→ WHAT YOU HAVE TO DO:
Transcribe each line of the material as it is, and drop any picture.

→ SUPPLIED RECORDS:
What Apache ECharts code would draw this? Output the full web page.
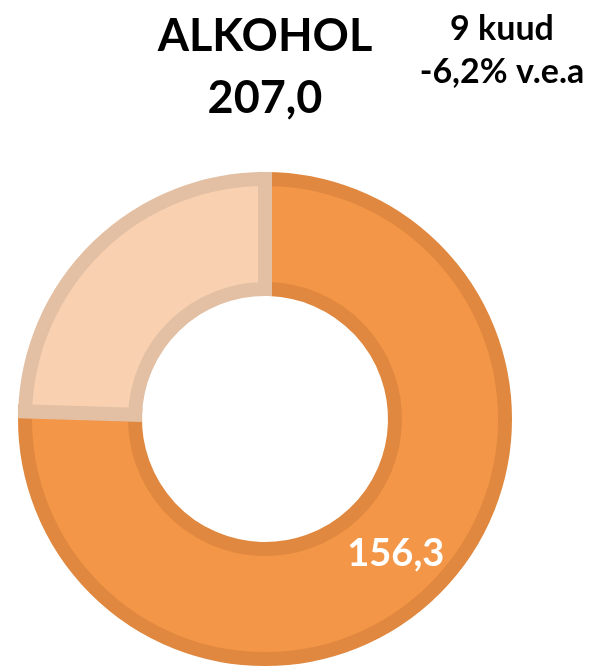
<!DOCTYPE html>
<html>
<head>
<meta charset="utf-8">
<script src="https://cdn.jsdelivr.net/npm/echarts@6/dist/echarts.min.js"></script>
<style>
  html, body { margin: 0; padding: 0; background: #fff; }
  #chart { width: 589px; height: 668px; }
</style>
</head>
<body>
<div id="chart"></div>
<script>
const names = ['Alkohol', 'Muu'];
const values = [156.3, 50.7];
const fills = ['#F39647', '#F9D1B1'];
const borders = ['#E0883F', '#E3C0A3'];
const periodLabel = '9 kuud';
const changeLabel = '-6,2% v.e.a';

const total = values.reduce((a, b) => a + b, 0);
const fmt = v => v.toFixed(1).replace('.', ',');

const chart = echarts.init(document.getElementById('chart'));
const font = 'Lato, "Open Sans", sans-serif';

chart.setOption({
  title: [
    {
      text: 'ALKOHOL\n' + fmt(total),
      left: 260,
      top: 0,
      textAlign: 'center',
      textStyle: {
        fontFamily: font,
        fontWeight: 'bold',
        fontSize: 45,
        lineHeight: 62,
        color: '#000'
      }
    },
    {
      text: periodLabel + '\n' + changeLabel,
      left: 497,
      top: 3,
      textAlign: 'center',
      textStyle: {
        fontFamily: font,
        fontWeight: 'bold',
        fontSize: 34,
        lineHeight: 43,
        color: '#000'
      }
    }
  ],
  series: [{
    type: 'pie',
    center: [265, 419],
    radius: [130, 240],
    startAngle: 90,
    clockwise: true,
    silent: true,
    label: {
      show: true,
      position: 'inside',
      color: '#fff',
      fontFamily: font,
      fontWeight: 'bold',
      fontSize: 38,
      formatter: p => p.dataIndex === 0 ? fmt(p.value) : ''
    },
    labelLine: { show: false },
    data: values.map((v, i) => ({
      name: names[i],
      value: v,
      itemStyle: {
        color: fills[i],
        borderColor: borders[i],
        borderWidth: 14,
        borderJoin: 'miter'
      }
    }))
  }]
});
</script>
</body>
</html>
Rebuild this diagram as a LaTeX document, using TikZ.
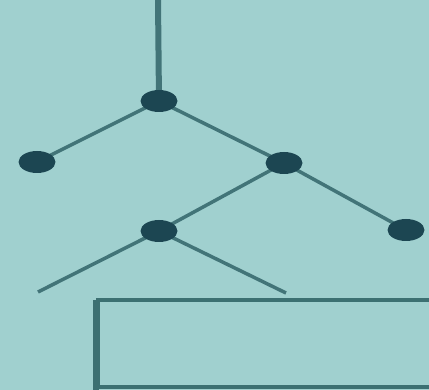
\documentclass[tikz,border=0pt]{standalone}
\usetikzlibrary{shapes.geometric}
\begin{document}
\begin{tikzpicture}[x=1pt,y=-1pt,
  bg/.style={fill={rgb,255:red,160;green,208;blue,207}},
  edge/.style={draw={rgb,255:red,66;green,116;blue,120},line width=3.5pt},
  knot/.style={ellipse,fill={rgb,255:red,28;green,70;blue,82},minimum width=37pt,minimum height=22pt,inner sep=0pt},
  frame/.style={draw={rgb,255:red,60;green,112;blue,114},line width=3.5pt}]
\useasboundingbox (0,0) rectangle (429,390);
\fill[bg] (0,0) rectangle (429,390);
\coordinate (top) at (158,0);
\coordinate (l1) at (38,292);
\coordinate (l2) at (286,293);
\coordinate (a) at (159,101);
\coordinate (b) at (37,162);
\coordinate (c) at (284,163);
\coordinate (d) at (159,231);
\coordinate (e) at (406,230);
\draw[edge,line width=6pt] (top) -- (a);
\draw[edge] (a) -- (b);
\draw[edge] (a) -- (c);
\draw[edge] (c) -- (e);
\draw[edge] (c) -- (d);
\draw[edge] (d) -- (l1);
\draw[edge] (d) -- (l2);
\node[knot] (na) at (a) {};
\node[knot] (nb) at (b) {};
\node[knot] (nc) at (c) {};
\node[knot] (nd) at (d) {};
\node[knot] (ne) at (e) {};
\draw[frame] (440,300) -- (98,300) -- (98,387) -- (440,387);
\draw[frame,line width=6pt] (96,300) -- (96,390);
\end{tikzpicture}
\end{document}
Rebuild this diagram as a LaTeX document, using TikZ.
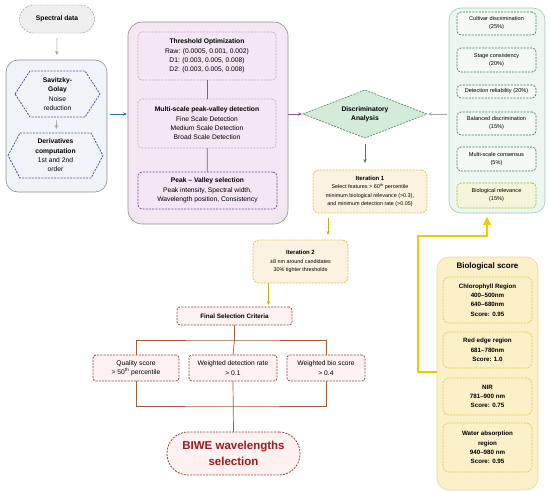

→ THE ANSWER:
What Apache ECharts code would draw this? Output the full web page.
<!DOCTYPE html>
<html>
<head>
<meta charset="utf-8">
<script src="https://cdn.jsdelivr.net/npm/echarts@6/dist/echarts.min.js"></script>
<style>
  html, body { margin: 0; padding: 0; background: #fff; }
  #chart { width: 589px; height: 668px; }
</style>
</head>
<body>
<div id="chart"></div>
<script>
const names = ['Alkohol', 'Muu'];
const values = [156.3, 50.7];
const fills = ['#F39647', '#F9D1B1'];
const borders = ['#E0883F', '#E3C0A3'];
const periodLabel = '9 kuud';
const changeLabel = '-6,2% v.e.a';

const total = values.reduce((a, b) => a + b, 0);
const fmt = v => v.toFixed(1).replace('.', ',');

const chart = echarts.init(document.getElementById('chart'));
const font = 'Lato, "Open Sans", sans-serif';

chart.setOption({
  title: [
    {
      text: 'ALKOHOL\n' + fmt(total),
      left: 260,
      top: 0,
      textAlign: 'center',
      textStyle: {
        fontFamily: font,
        fontWeight: 'bold',
        fontSize: 45,
        lineHeight: 62,
        color: '#000'
      }
    },
    {
      text: periodLabel + '\n' + changeLabel,
      left: 497,
      top: 3,
      textAlign: 'center',
      textStyle: {
        fontFamily: font,
        fontWeight: 'bold',
        fontSize: 34,
        lineHeight: 43,
        color: '#000'
      }
    }
  ],
  series: [{
    type: 'pie',
    center: [265, 419],
    radius: [130, 240],
    startAngle: 90,
    clockwise: true,
    silent: true,
    label: {
      show: true,
      position: 'inside',
      color: '#fff',
      fontFamily: font,
      fontWeight: 'bold',
      fontSize: 38,
      formatter: p => p.dataIndex === 0 ? fmt(p.value) : ''
    },
    labelLine: { show: false },
    data: values.map((v, i) => ({
      name: names[i],
      value: v,
      itemStyle: {
        color: fills[i],
        borderColor: borders[i],
        borderWidth: 14,
        borderJoin: 'miter'
      }
    }))
  }]
});
</script>
</body>
</html>
Rebuild this diagram as a LaTeX document, using TikZ.
\documentclass[tikz,border=0pt]{standalone}
\usetikzlibrary{shapes.geometric}
\begin{document}
\begin{tikzpicture}[x=1pt,y=-1pt,
  bg/.style={fill={rgb,255:red,160;green,208;blue,207}},
  edge/.style={draw={rgb,255:red,66;green,116;blue,120},line width=3.5pt},
  knot/.style={ellipse,fill={rgb,255:red,28;green,70;blue,82},minimum width=37pt,minimum height=22pt,inner sep=0pt},
  frame/.style={draw={rgb,255:red,60;green,112;blue,114},line width=3.5pt}]
\useasboundingbox (0,0) rectangle (429,390);
\fill[bg] (0,0) rectangle (429,390);
\coordinate (top) at (158,0);
\coordinate (l1) at (38,292);
\coordinate (l2) at (286,293);
\coordinate (a) at (159,101);
\coordinate (b) at (37,162);
\coordinate (c) at (284,163);
\coordinate (d) at (159,231);
\coordinate (e) at (406,230);
\draw[edge,line width=6pt] (top) -- (a);
\draw[edge] (a) -- (b);
\draw[edge] (a) -- (c);
\draw[edge] (c) -- (e);
\draw[edge] (c) -- (d);
\draw[edge] (d) -- (l1);
\draw[edge] (d) -- (l2);
\node[knot] (na) at (a) {};
\node[knot] (nb) at (b) {};
\node[knot] (nc) at (c) {};
\node[knot] (nd) at (d) {};
\node[knot] (ne) at (e) {};
\draw[frame] (440,300) -- (98,300) -- (98,387) -- (440,387);
\draw[frame,line width=6pt] (96,300) -- (96,390);
\end{tikzpicture}
\end{document}
Rebuild this diagram as a LaTeX document, using TikZ.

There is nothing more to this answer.